Emirates Didn't Remove a Plane From 15 Routes. It Removed the Only Plane That Made Those Routes Work at Scale.
Two jetways. A boarding sequence that swallows 500 passengers in under an hour. The A380 gate at DXB isn't just infrastructure — it's the physical expression of Emirates' entire capacity thesis.
When Emirates withdrew the A380 from 15 routes, citing the ongoing regional conflict as the operational trigger, the headlines framed it as a geopolitical story. It isn't. It's an arithmetic one.
**The substitution problem is immediate and severe.** Emirates' A380 carries between 489 and 615 passengers depending on configuration. Its nearest in-fleet alternative, the 777-300ER, carries roughly 350 to 360. Swap one for the other and you've lost 30 to 40 percent of the seats on that corridor — before a single booking is turned away.

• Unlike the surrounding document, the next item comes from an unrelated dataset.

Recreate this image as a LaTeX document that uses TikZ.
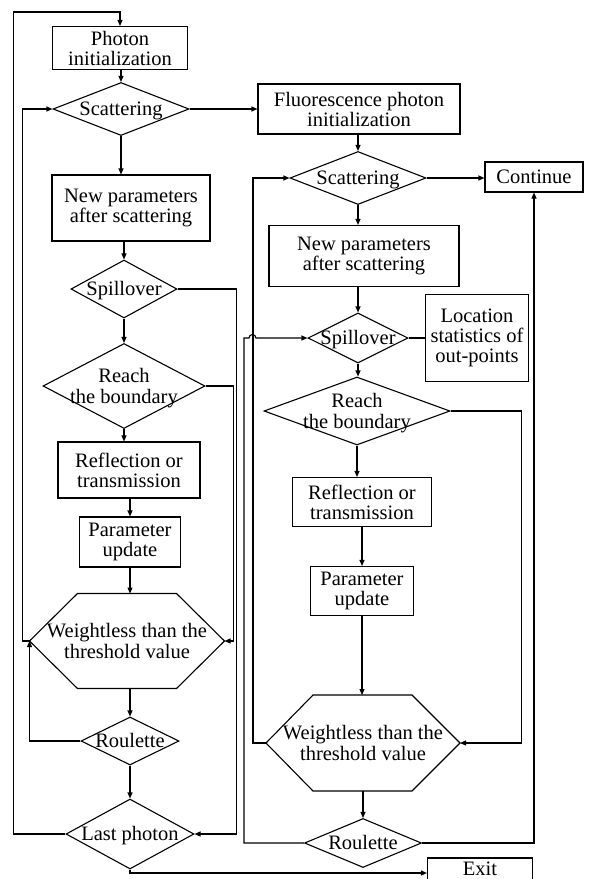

Across 15 routes, that gap compounds fast.
**Dubai International isn't a point-to-point airport — it's a transfer machine.** Approximately 85 percent of DXB passengers are connecting, not originating. Every seat removed from a spoke reduces the pool of passengers available to flow through the hub onto onward connections. Capacity cuts don't stay local. They propagate across the entire network like pressure dropping in a hydraulic system.
This is the structural exposure Emirates has quietly accumulated. With roughly 115 A380s — the largest fleet of the type on earth — the airline built its growth model around a single superjumbo. That concentration delivered extraordinary efficiency when the aircraft flew. It delivers equally extraordinary fragility when it can't.
**Emirates holds no active A350 or 787 orders.** There is no next-generation widebody waiting in the pipeline to bridge the gap. When the A380 comes off a route, the network simply absorbs the loss — and the transfer machine runs leaner.
The conflict is context. The vulnerability was always there.